The 15 percent incidence of plant-closings represents an upsurge from the five percent closing rate in the 1980s and early 1990s. The tripling of the rate in the years since NAFTA was ratified suggests that the agreement has both increased the credibility and effectiveness of closing threats for employers, and emboldened increasing numbers of employers to act upon that threat. In fact, in several campaigns, the employer used media coverage of the NAFTA debate to threaten workers, stating that it was fully within the company’s power to move the plant to Mexico if workers were to organize.

 

Toward a Threat-Free Workplace

With today’s fears of downsizing and job loss, many workers take even the most veiled employer plant-closing threats very seriously. When combined with employers’ other anti-union tactics, plant-closing threats appear to be extremely effective in undermining union organizing efforts.

And the fears build on themselves. Union organizers say that one of the most effective components of employer threats are the photos, newspaper clippings, and video footage of plants which shut down in the aftermath of a union campaign.

Plant-closing threats pose new challenges for unions, which can learn from the success and failures of past organizing efforts. Union victories like the Electronic workers’ (IUE) campaign to organize production workers at an auto parts plant in Texas, or the Steelworkers’ 1995 campaign to organize a Unarco wire fabricating plant in Oklahoma, were able to overcome threats of moving to Mexico through the intensity and quality of their campaigns.

Success for unions has hinged on a rank-and-file intensive strategy, backed by significant staff and financial resources and based on building community solidarity. Unions who have lost elections due to plant-closing threats have tended to run much less aggressive campaigns, with an emphasis on less personal tactics such as mass mailings, leafleting, and large meetings.

As for current U.S. labor laws, the penalties for illegal plant-closing threats and other labor-law violations are extremely limited. If employers fire union activists, the worst penalty they face is reinstatement and back pay for the dismissed workers, with no possibility of punitive damages. If employers refuse to negotiate, they merely receive another order telling them to bargain in good faith. In the case of Sprint’s La Conexion Familiar, where the National Labor Relations Board found that the company had committed over 50 labor law violations, the only penalty was that Sprint reimburse fired workers back pay and find them comparable jobs at other Sprint locations.

Things could be different. Where workers choose unions free of plant-closing threats and other forms of intimidation, the union success rate is dramatically higher. For example, in the public sector — where employers are less likely to mount anti-union campaigns — workers vote for unions in large numbers. In contrast to the private sector win rate, which has averaged less than 50 percent for more than a decade, unions in the public sector enjoy win rates averaging more than 85 percent.

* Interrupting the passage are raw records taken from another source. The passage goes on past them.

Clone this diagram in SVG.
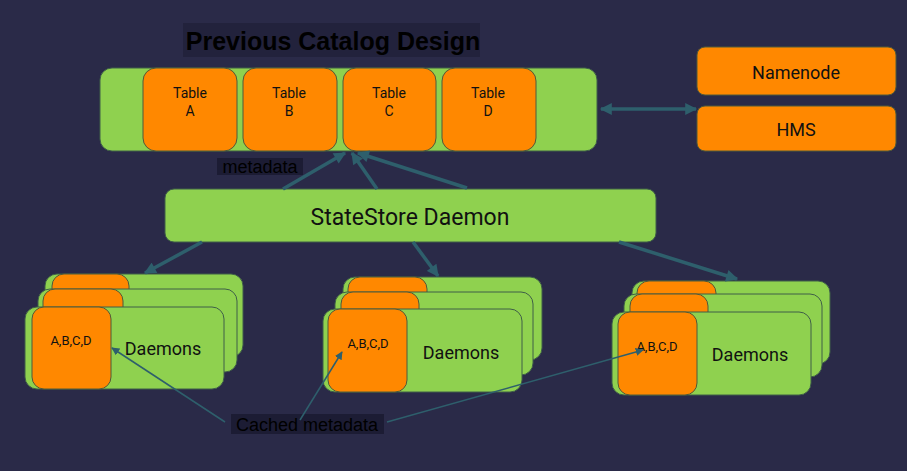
<svg xmlns="http://www.w3.org/2000/svg" width="907" height="471" viewBox="0 0 907 471">
<style>
.g{fill:#8fd14f;stroke:#3f5f48;stroke-width:1}
.o{fill:#ff8800;stroke:#4f5a3a;stroke-width:1}
.t{font-family:Roboto,"Liberation Sans",sans-serif;fill:#111;text-anchor:middle;dominant-baseline:central}
.lbl{font-family:"Liberation Sans",Arial,sans-serif;fill:#000;text-anchor:middle;dominant-baseline:central}
.thick{stroke:#2e5f6c;stroke-width:3.5;fill:none}
.thin{stroke:#2e5f6c;stroke-width:1.5;fill:none}
</style>
<defs>
<marker id="ah" viewBox="0 0 10 10" refX="9" refY="5" markerUnits="userSpaceOnUse" markerWidth="13" markerHeight="12" orient="auto-start-reverse">
<path d="M0,0 L10,5 L0,10 z" fill="#2e5f6c"/>
</marker>
<marker id="as" viewBox="0 0 10 10" refX="9" refY="5" markerUnits="userSpaceOnUse" markerWidth="8" markerHeight="8" orient="auto">
<path d="M0,0 L10,5 L0,10 z" fill="#2e5f6c"/>
</marker>
</defs>
<rect width="907" height="471" fill="#2a2a48"/>

<g id="title">
<rect x="183" y="23" width="297" height="34" fill="#22223c"/>
<text class="lbl" x="333" y="41" font-size="25" font-weight="bold">Previous Catalog Design</text>
</g>

<g id="catalog">
<rect class="g" x="100" y="68" width="497" height="83" rx="12"/>
<rect class="o" x="143" y="68" width="94" height="83" rx="13"/>
<rect class="o" x="243" y="68" width="94" height="83" rx="13"/>
<rect class="o" x="343" y="68" width="93" height="83" rx="13"/>
<rect class="o" x="442" y="68" width="94" height="83" rx="13"/>
<text class="t" font-size="14"><tspan x="190" y="93">Table</tspan><tspan x="190" y="111">A</tspan></text>
<text class="t" font-size="14"><tspan x="289" y="93">Table</tspan><tspan x="289" y="111">B</tspan></text>
<text class="t" font-size="14"><tspan x="389" y="93">Table</tspan><tspan x="389" y="111">C</tspan></text>
<text class="t" font-size="14"><tspan x="488" y="93">Table</tspan><tspan x="488" y="111">D</tspan></text>
</g>

<g id="namenode">
<rect class="o" x="697" y="47" width="199" height="48" rx="8"/>
<text class="t" x="796" y="72" font-size="18">Namenode</text>
</g>
<g id="hms">
<rect class="o" x="697" y="106" width="199" height="45" rx="8"/>
<text class="t" x="796" y="129" font-size="18">HMS</text>
</g>

<g id="statestore">
<rect class="g" x="165" y="189" width="491" height="53" rx="9"/>
<text class="t" x="410" y="217" font-size="23">StateStore Daemon</text>
</g>

<g id="daemons-left">
<rect class="g" x="45" y="274" width="198" height="83" rx="12"/>
<rect class="o" x="52" y="274" width="77" height="83" rx="12"/>
<rect class="g" x="38" y="289" width="199" height="83" rx="12"/>
<rect class="o" x="43" y="289" width="80" height="83" rx="12"/>
<rect class="g" x="25" y="307" width="199" height="82" rx="12"/>
<rect class="o" x="32" y="307" width="79" height="82" rx="12"/>
<text class="t" x="71" y="340" font-size="13">A,B,C,D</text>
<text class="t" x="163" y="348" font-size="18">Daemons</text>
</g>

<g id="daemons-middle">
<rect class="g" x="343" y="277" width="199" height="83" rx="12"/>
<rect class="o" x="348" y="277" width="79" height="83" rx="12"/>
<rect class="g" x="335" y="292" width="198" height="83" rx="12"/>
<rect class="o" x="341" y="292" width="78" height="83" rx="12"/>
<rect class="g" x="323" y="309" width="199" height="83" rx="12"/>
<rect class="o" x="328" y="309" width="79" height="83" rx="12"/>
<text class="t" x="368" y="343" font-size="13">A,B,C,D</text>
<text class="t" x="461" y="352" font-size="18">Daemons</text>
</g>

<g id="daemons-right">
<rect class="g" x="632" y="281" width="198" height="83" rx="12"/>
<rect class="o" x="637" y="281" width="79" height="83" rx="12"/>
<rect class="g" x="624" y="294" width="198" height="83" rx="12"/>
<rect class="o" x="630" y="294" width="78" height="83" rx="12"/>
<rect class="g" x="612" y="312" width="199" height="83" rx="12"/>
<rect class="o" x="618" y="312" width="79" height="83" rx="12"/>
<text class="t" x="657" y="346" font-size="13">A,B,C,D</text>
<text class="t" x="750" y="354" font-size="18">Daemons</text>
</g>

<g id="labels">
<rect x="217" y="158" width="86" height="17" fill="#1c1c34"/>
<text class="lbl" x="260" y="167" font-size="18">metadata</text>
<rect x="231" y="414" width="153" height="20" fill="#1c1c34"/>
<text class="lbl" x="307" y="425" font-size="18">Cached metadata</text>
</g>

<g id="connectors">
<line class="thick" x1="601" y1="109" x2="696" y2="109" marker-start="url(#ah)" marker-end="url(#ah)"/>
<line class="thick" x1="283" y1="189" x2="345" y2="153" marker-end="url(#ah)"/>
<line class="thick" x1="377" y1="189" x2="352" y2="153" marker-end="url(#ah)"/>
<line class="thick" x1="467" y1="188" x2="358" y2="153" marker-end="url(#ah)"/>
<line class="thick" x1="202" y1="242" x2="145" y2="273" marker-end="url(#ah)"/>
<line class="thick" x1="413" y1="242" x2="438" y2="276" marker-end="url(#ah)"/>
<line class="thick" x1="619" y1="242" x2="737" y2="279" marker-end="url(#ah)"/>
<line class="thin" x1="225" y1="422" x2="112" y2="348" marker-end="url(#as)"/>
<line class="thin" x1="300" y1="420" x2="342" y2="352" marker-end="url(#as)"/>
<line class="thin" x1="387" y1="422" x2="643" y2="350" marker-end="url(#as)"/>
</g>
</svg>
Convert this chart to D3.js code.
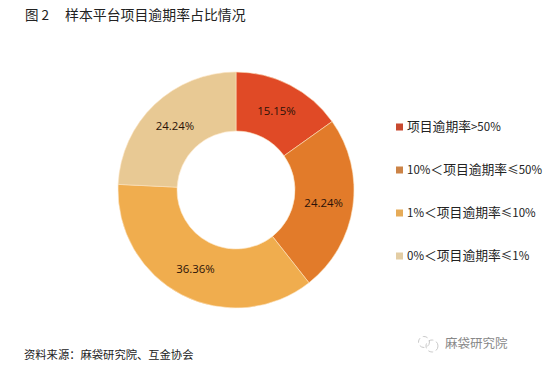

Reaching such a “level playing field” for all workers will require the expansion of worker and union rights, and of employer penalties, in the organizing process. These changes should be accomplished both by significant reform to U.S. labor laws and by amendments to the North American Agreement on Labor Cooperation, which provides an enforceable code of conduct for countries covered under NAFTA. This code must include both restrictions on the ability of companies to shift their operations to other countries to avoid unionization and guarantees to organize free of interference and intimidation.

Most important of all, the new codes must include meaningful penalties for violations of those rights. Then, and only then, will workers be able to exercise their democratic rights to have an independent voice of their own choosing represent their interests in the workplace. And then, and only then, will employers no longer be able to flagrantly violate labor laws at the expense of their workers’ dignity and well-being.